G-RRM: Guiding Symbolic Solvers with Recurrent Reasoning Models
This paper introduces "Guiding with Recurrent Reasoning Models" (G-RRM), a neuro-symbolic framework designed to improve the efficiency of solving complex combinatorial problems like Sudoku. While modern neural networks are excellent at making predictions, they often struggle with logical consistency and cannot guarantee that their solutions are correct. Conversely, traditional symbolic solvers are mathematically rigorous but can be slow when searching through massive possibilities. G-RRM bridges this gap by using a neural network to provide "hints" that guide the symbolic solver, allowing it to find solutions much faster while still relying on the solver to ensure the final result is 100% accurate.
How the Approach Works
The core of the system is a Symbol-Equivariant Recurrent Reasoning Model (SE-RRM). This neural network is trained to look at a partially filled puzzle and output a probability distribution for every possible value in every empty cell. Instead of letting the neural network solve the puzzle alone, G-RRM uses these probabilities to create a ranked list of preferences.
When the symbolic solver begins its search, it uses these preferences to decide which path to explore first. If the neural network’s prediction is correct, the solver finds the solution almost immediately. If the prediction is wrong, the solver simply continues its standard search process, ensuring that the final answer remains correct regardless of the neural network's accuracy.
Key Experimental Results
The researchers tested G-RRM on Sudoku puzzles of various sizes, comparing the performance of guided solvers against standard, unguided versions. The results showed that neural guidance can lead to dramatic speedups, but only under specific conditions:
Conflict Reduction: On 9x9 Sudoku puzzles, the guidance was highly effective, driving the median number of "conflicts"—the moments where a solver hits a dead end and must backtrack—to zero.
Efficiency Gains: For simpler solvers like basic backtracking, this guidance resulted in a 33.3x speedup. For more advanced SAT solvers like Glucose 4.1, it achieved a 1.70x speedup.

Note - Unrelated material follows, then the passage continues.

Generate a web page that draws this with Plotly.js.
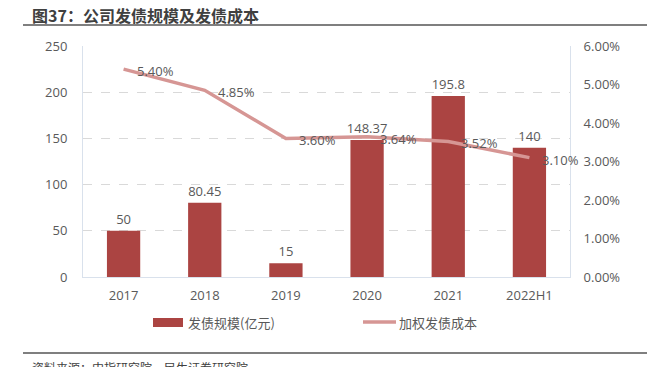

The Importance of Flexibility: The study found that the solver's architecture matters. Solvers that can "change their mind" and overwrite their branching choices when a hint proves faulty perform much better. In contrast, solvers with high startup overhead or those that strictly adhere to initial hints without the ability to recover quickly saw little to no benefit.
Important Considerations
The effectiveness of G-RRM is not universal; it is highly dependent on the nature of the problem and the solver being used. The researchers noted that for neural guidance to translate into real-world speed, the problem must have an expansive search space where the solver's decision-making is the primary bottleneck. If a solver is already fast or if its runtime is dominated by overhead costs rather than searching, the neural hints provide little advantage. Ultimately, G-RRM demonstrates that the best way to leverage AI in logic-heavy tasks is not to replace symbolic solvers, but to provide them with a "map" that helps them navigate the search space more intelligently.